Ela destaca que, para compor sua personagem, teve que fazer um mergulho nas histórias das vítimas das tragédias de Mariana e Brumadinho e de seus familiares. "Foi uma preparação intensa, com relatos muito tristes, mas, ao mesmo tempo,é um povo forte, da terra, mineiro na essência, e isso eu trouxe muito para a Joana. Tem a coisa da força, da doçura e do resguardo, de quem chora um pouco para dentro", diz.

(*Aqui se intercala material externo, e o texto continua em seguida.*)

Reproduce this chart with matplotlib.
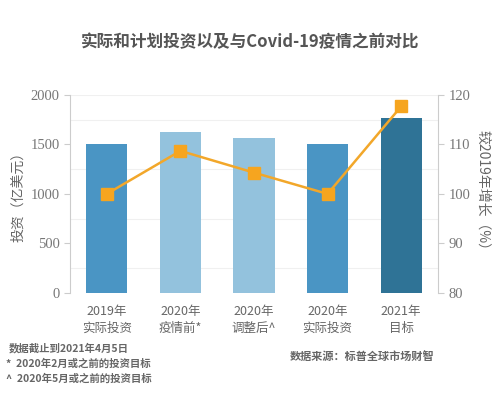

Fernanda não esconde a expectativa pela première no Festival de Berlim. "Eu sabia que o filme podia ter essa projeção, mas não deixou de ser uma surpresa, afinal, estamos falando do terceiro maior festival de cinema do mundo. Berlinale reúne muita gente do cinema contemporâneo, com filmes do mundo inteiro, e este ano o homenageado é Martin Scorsese. Estou muito feliz de participar desse grande encontro do cinema."

NA TELONA E NOS PALCOS

Além de "O que se move" e "Cidade; campo", Fernanda Vianna já atuou em filmes como "Moscou" (2009), dirigido por Enrique Diaz, no qual o documentarista Eduardo Coutinho acompanha o Grupo Galpão; "Meu pé de laranja lizma" (2012), de Marcos Bernstein; "O lodo" (2020), de Helvécio Ratton; e "Fogaréu" (2022), de Flávia Neves. Em 2010, ela fundou com seu companheiro, Rodolfo Vaz, que também foi por muitos anos integrante do Grupo Galpão, a Oitis Produções Culturais, pela qual realizou espetáculos premiados, como "Antes do silêncio", "O Capote" e os musicais "O boi e o burro no caminho de Belém" e "Berenice e Soriano", ambos sob sua direção. No ano passado, também dirigiu a ópera "Blue Monday e afluentes" para o Theatro Municipal de São Paulo.